On Thursday, the Virginia Supreme Court heard arguments in a case challenging Fairfax County’s student and employee nondiscrimination policy after a 16-year-old student complained that the policy makes him uncomfortable and violates his right to privacy.
The student, known as John Doe, and his parents sued after the Fairfax County School Board added sexual orientation and gender identity to the list of protected classes covered by the policy. According to Doe, he is “distressed” because he feels uncomfortable being around transgender students, and having to potentially share a restroom with a transgender male, whom he would consider a “girl.”
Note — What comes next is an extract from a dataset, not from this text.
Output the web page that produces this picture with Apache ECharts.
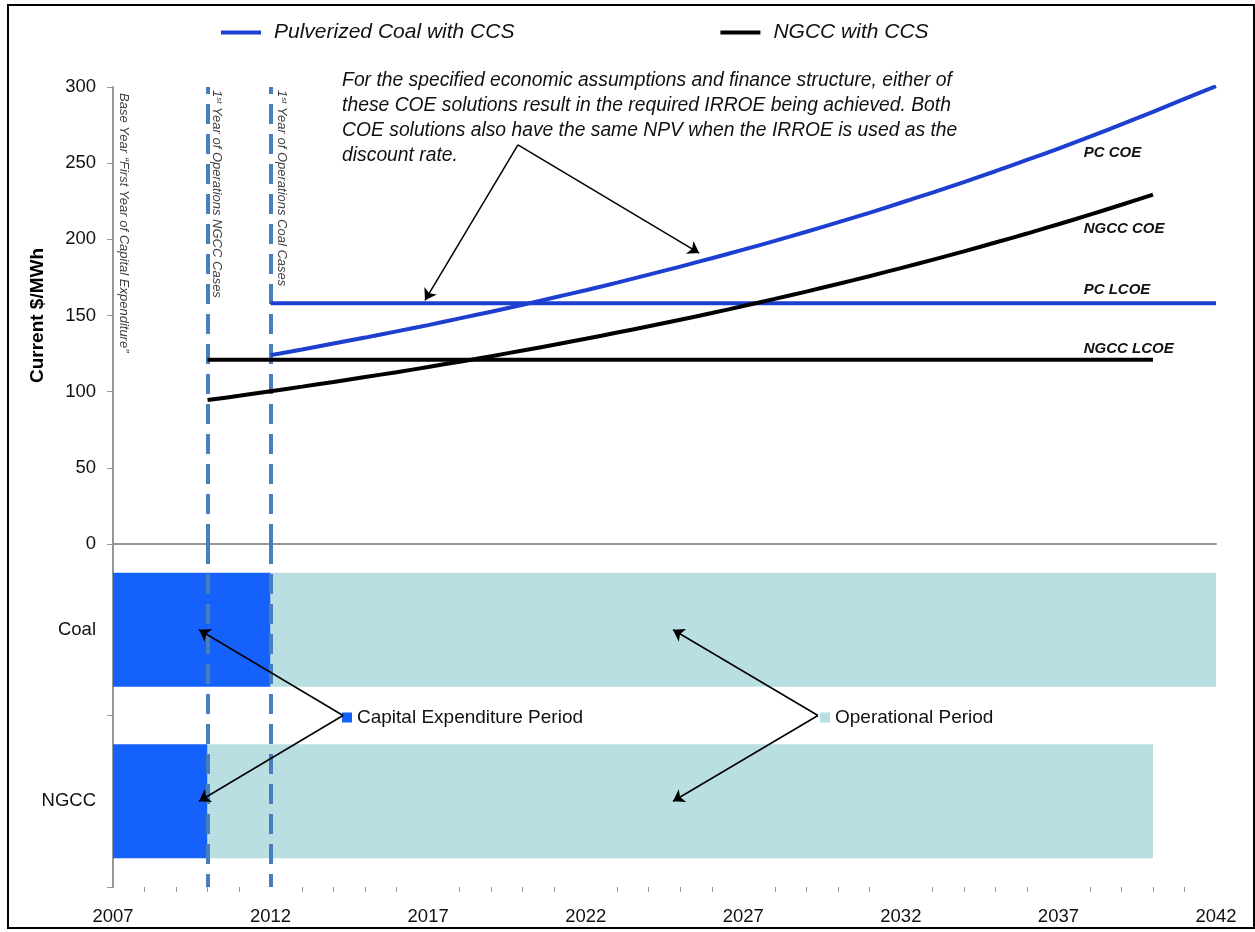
<!DOCTYPE html>
<html>
<head>
<meta charset="utf-8">
<script src="https://cdn.jsdelivr.net/npm/echarts@6/dist/echarts.min.js"></script>
<style>
html,body{margin:0;padding:0;background:#fff}
#main{width:1255px;height:932px}
</style>
</head>
<body>
<div id="main"></div>
<script>
// values
var pcCoeYears = [2012,2013,2014,2015,2016,2017,2018,2019,2020,2021,2022,2023,2024,2025,2026,2027,2028,2029,2030,2031,2032,2033,2034,2035,2036,2037,2038,2039,2040,2041,2042];
var pcCoe = [124.0,127.7,131.6,135.5,139.6,143.7,148.1,152.5,157.1,161.8,166.6,171.6,176.8,182.1,187.6,193.2,199.0,205.0,211.1,217.4,224.0,230.7,237.6,244.7,252.1,259.6,267.4,275.5,283.7,292.2,300.5];
var ngccCoeYears = [2010,2011,2012,2013,2014,2015,2016,2017,2018,2019,2020,2021,2022,2023,2024,2025,2026,2027,2028,2029,2030,2031,2032,2033,2034,2035,2036,2037,2038,2039,2040];
var ngccCoe = [94.5,97.3,100.3,103.3,106.4,109.6,112.8,116.2,119.7,123.3,127.0,130.8,134.7,138.8,142.9,147.2,151.6,156.2,160.9,165.7,170.7,175.8,181.1,186.5,192.1,197.9,203.8,209.9,216.2,222.7,229.4];
var pcLcoeYears = [2012,2042];
var pcLcoe = [158,158];
var ngccLcoeYears = [2010,2040];
var ngccLcoe = [121,121];
var opsStartYears = [2010,2012];

var periodCases = ['Coal','NGCC'];
var baseYear = [2007,2007];
var capitalYears = [5,3];
var operationalYears = [30,30];

var xTicks = {min: 2007, max: 2042, interval: 5};
var yTicks = {min: 0, max: 300, interval: 50};

function pairs(xs, ys) {
    var out = [];
    for (let i = 0; i < xs.length; i++) out.push([xs[i], ys[i]]);
    return out;
}

var font = 'Liberation Sans, Arial, sans-serif';
var blue = '#1c3fd0';
var dashBlue = '#4a7ebb';
var axisGray = '#969696';

var chart = echarts.init(document.getElementById('main'));

var option = {
    animation: false,
    textStyle: {fontFamily: font},
    grid: [
        {left: 113, right: 39, top: 87, height: 457},
        {left: 113, right: 39, top: 544, height: 343}
    ],
    legend: [
        {
            data: ['Pulverized Coal with CCS', 'NGCC with CCS'],
            left: 216, top: 17,
            icon: 'rect', itemWidth: 40, itemHeight: 4, itemGap: 206,
            textStyle: {fontSize: 21, fontStyle: 'italic', color: '#111', fontFamily: font, padding: [0, 0, 0, 8]}
        },
        {
            data: ['Capital Expenditure Period'],
            left: 337, top: 703,
            icon: 'rect', itemWidth: 10, itemHeight: 10,
            textStyle: {fontSize: 19, color: '#111', fontFamily: font}
        },
        {
            data: ['Operational Period'],
            left: 815, top: 703,
            icon: 'rect', itemWidth: 10, itemHeight: 10,
            textStyle: {fontSize: 19, color: '#111', fontFamily: font}
        }
    ],
    xAxis: [
        {
            type: 'value', gridIndex: 0, min: xTicks.min, max: xTicks.max, interval: xTicks.interval,
            axisLine: {onZero: true, lineStyle: {color: axisGray, width: 2}},
            axisTick: {show: false}, axisLabel: {show: false}, splitLine: {show: false}
        },
        {
            type: 'value', gridIndex: 1, min: xTicks.min, max: xTicks.max, interval: xTicks.interval,
            axisLine: {lineStyle: {color: axisGray, width: 2}},
            axisTick: {length: 5, lineStyle: {color: axisGray}},
            minorTick: {show: true, splitNumber: 5, length: 5, lineStyle: {color: axisGray}},
            axisLabel: {fontSize: 18.5, color: '#111', margin: 20, formatter: function (v) { return String(v); }},
            splitLine: {show: false}
        }
    ],
    yAxis: [
        {
            type: 'value', gridIndex: 0, min: yTicks.min, max: yTicks.max, interval: yTicks.interval,
            name: 'Current $/MWh', nameLocation: 'middle', nameGap: 66,
            nameTextStyle: {fontSize: 19, fontWeight: 'bold', color: '#000'},
            axisLine: {show: true, lineStyle: {color: axisGray, width: 2}},
            axisTick: {show: true, length: 6, lineStyle: {color: axisGray}},
            axisLabel: {fontSize: 18.5, color: '#111', margin: 17},
            splitLine: {show: false}
        },
        {
            type: 'category', gridIndex: 1, data: periodCases, inverse: true,
            axisLine: {show: true, lineStyle: {color: axisGray, width: 2}},
            axisTick: {show: true, length: 6, lineStyle: {color: axisGray}},
            axisLabel: {fontSize: 18.5, color: '#111', margin: 17}
        }
    ],
    series: [
        {
            name: 'Pulverized Coal with CCS', type: 'line', xAxisIndex: 0, yAxisIndex: 0,
            data: pairs(pcCoeYears, pcCoe), symbol: 'none', smooth: 0.3, color: blue,
            lineStyle: {width: 4, color: blue}, z: 3
        },
        {
            name: 'Pulverized Coal with CCS', type: 'line', xAxisIndex: 0, yAxisIndex: 0,
            data: pairs(pcLcoeYears, pcLcoe), symbol: 'none', color: blue,
            lineStyle: {width: 4, color: blue}, z: 3
        },
        {
            name: 'NGCC with CCS', type: 'line', xAxisIndex: 0, yAxisIndex: 0,
            data: pairs(ngccCoeYears, ngccCoe), symbol: 'none', smooth: 0.3, color: '#000',
            lineStyle: {width: 4, color: '#000'}, z: 3,
            markLine: {
                silent: true, symbol: 'none', z: 2,
                label: {show: false},
                lineStyle: {color: dashBlue, width: 4, type: [20, 10]},
                data: opsStartYears.map(function (y) { return {xAxis: y}; })
            }
        },
        {
            name: 'NGCC with CCS', type: 'line', xAxisIndex: 0, yAxisIndex: 0,
            data: pairs(ngccLcoeYears, ngccLcoe), symbol: 'none', color: '#000',
            lineStyle: {width: 4, color: '#000'}, z: 3,
            markLine: {
                silent: true, symbol: ['none', 'arrow'], symbolSize: 11,
                label: {show: false},
                lineStyle: {color: '#000', width: 1.5, type: 'solid'},
                data: [
                    [{coord: [2019.85, 262]}, {coord: [2016.9, 160]}],
                    [{coord: [2019.85, 262]}, {coord: [2025.6, 191]}]
                ]
            }
        },
        {
            name: 'base', type: 'bar', xAxisIndex: 1, yAxisIndex: 1, stack: 'period',
            data: baseYear, barWidth: 114, itemStyle: {color: 'rgba(0,0,0,0)'}, silent: true
        },
        {
            name: 'Capital Expenditure Period', type: 'bar', xAxisIndex: 1, yAxisIndex: 1, stack: 'period',
            data: capitalYears, barWidth: 114, itemStyle: {color: '#1561fb'}
        },
        {
            name: 'Operational Period', type: 'bar', xAxisIndex: 1, yAxisIndex: 1, stack: 'period',
            data: operationalYears, barWidth: 114, itemStyle: {color: '#b9dfe2'},
            markLine: {
                silent: true, symbol: 'none', z: 5,
                label: {show: false},
                lineStyle: {color: dashBlue, width: 4, type: [20, 10]},
                data: opsStartYears.map(function (y) { return {xAxis: y}; })
            }
        },
        {
            id: 'arrows', name: 'arrows', type: 'line', xAxisIndex: 1, yAxisIndex: 1, data: []
        }
    ]
};

chart.setOption(option);

function px(x, y) {
    return chart.convertToPixel({gridIndex: 0}, [x, y]);
}
function pxBottom(x, cat) {
    return chart.convertToPixel({gridIndex: 1}, [x, cat]);
}

// bottom arrows: start between the two bars, end in the middle of each bar
function arrowPair(fromYear, toYear) {
    var a = pxBottom(fromYear, periodCases[0]);
    var b = pxBottom(fromYear, periodCases[1]);
    var start = {x: a[0], y: (a[1] + b[1]) / 2};
    return periodCases.map(function (c) {
        var e = pxBottom(toYear, c);
        return [start, {x: e[0], y: e[1]}];
    });
}
var bottomArrows = arrowPair(2014.3, 2009.73).concat(arrowPair(2029.37, 2024.77));

function vText(x, y, txt, sup) {
    var rich = {
        n: {fontSize: 13, fontStyle: 'italic', fill: '#404040', fontFamily: font},
        s: {fontSize: 8, fontStyle: 'italic', fill: '#404040', fontFamily: font, verticalAlign: 'top'}
    };
    var p = px(x, y);
    return {
        type: 'text', x: p[0], y: p[1], rotation: -Math.PI / 2,
        style: {
            text: sup ? '{n|1}{s|st}{n|' + txt + '}' : '{n|' + txt + '}',
            rich: rich, align: 'left', verticalAlign: 'middle'
        }
    };
}

var labelStyle = {fontSize: 15, fontWeight: 'bold', fontStyle: 'italic', fill: '#111', fontFamily: font};
function cLabel(y, txt) {
    var p = px(2037.8, y);
    return {type: 'text', x: p[0], y: p[1], style: Object.assign({text: txt, align: 'left', verticalAlign: 'middle'}, labelStyle)};
}

var note = px(2014.27, 312.5);

chart.setOption({
    series: [{
        id: 'arrows',
        markLine: {
            silent: true, symbol: ['none', 'arrow'], symbolSize: 11, z: 6,
            label: {show: false},
            lineStyle: {color: '#000', width: 1.5, type: 'solid'},
            data: bottomArrows
        }
    }],
    graphic: [
        {type: 'rect', shape: {x: 8, y: 5, width: 1246, height: 923}, style: {fill: null, stroke: '#000', lineWidth: 2}, silent: true},
        vText(2007.35, 296, 'Base Year \u201cFirst Year of Capital Expenditure\u201d', false),
        vText(2010.3, 298, ' Year of Operations NGCC Cases', true),
        vText(2012.35, 298, ' Year of Operations Coal Cases', true),
        {
            type: 'text', x: note[0], y: note[1],
            style: {
                text: 'For the specified economic assumptions and finance structure, either of\nthese COE solutions result in the required IRROE being achieved. Both\nCOE solutions also have the same NPV when the IRROE is used as the\ndiscount rate.',
                fontSize: 19.3, fontStyle: 'italic', fill: '#111', fontFamily: font, lineHeight: 25,
                align: 'left', verticalAlign: 'top'
            }
        },
        cLabel(257, 'PC COE'),
        cLabel(207, 'NGCC COE'),
        cLabel(167, 'PC LCOE'),
        cLabel(128, 'NGCC LCOE')
    ]
});
</script>
</body>
</html>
Andrea Lafferty, a Fairfax County resident and president of Women for a Great America, also joined as a plaintiff in the lawsuit, which claims that the school board did not have the right to pass the policy. Under Dillon’s Rule, municipalities and county governments are barred from enacting nondiscrimination measures that are more robust than those approved by the General Assembly.
The Fairfax County Circuit Court ruled that John Doe did not have standing to sue, because he had experienced no injury, such as being threatened with expulsion or suspension for his objection to the policy. But Liberty Counsel, a right-wing legal organization representing the plaintiffs, appealed the decision to the Virginia Supreme Court, which agreed to take the case.
But the Fairfax County School Board, bolstered by an opinion from Attorney General Mark Herring, claims that Dillon’s Rule does not apply to local school boards, which are allowed to pass comprehensive nondiscrimination policies as they see fit. Because of a statute passed by the General Assembly that gives local school boards great leeway over crafting policy, supporters say, the board had the authority to approve the protections for transgender and gender-nonconforming students, staff and employees.
The spat over Fairfax’s policy comes just as the nation is mired in several fights over the status of transgender people. The case of Gavin Grimm, a student from Gloucester County who sued over a policy barring him from the boys’ restroom, is slated to be heard by the U.S. Supreme Court on Mar. 28. The court will hear oral arguments to decide if transgender students have a right to equal treatment (meaning being treated according to their gender identity) under Title IX, which prevents discrimination “on the basis of sex.”
The Trump administration recently rescinded federal guidance set forth by the Obama administration that had urged school districts to treat transgender and gender-nonconforming students according to their gender identity, including allowing them to access restrooms different from their assigned sex at birth. The Trump Department of Justice has also backed away from supporting Grimm’s contention that Title IX should be interpreted to cover transgender students.
If the Supreme Court decides in Grimm’s favor, the result would be that Fairfax would be required to keep its current policies on transgender students in place under Title IX — even if the policy is found to violate Dillon’s Rule.
But even if Grimm loses at the Supreme Court on his Title IX claim, transgender students may have another way to ensure the protections they currently enjoy stay in place. In a recent case out of Pennsylvania, a federal judge halted a school district from enforcing a policy that barred transgender children from facilities matching their gender identity. According to the judge, the district’s trans-exclusionary policy is unconstitutional because it violates transgender students’ rights under the Fourteenth Amendment’s Equal Protection Clause.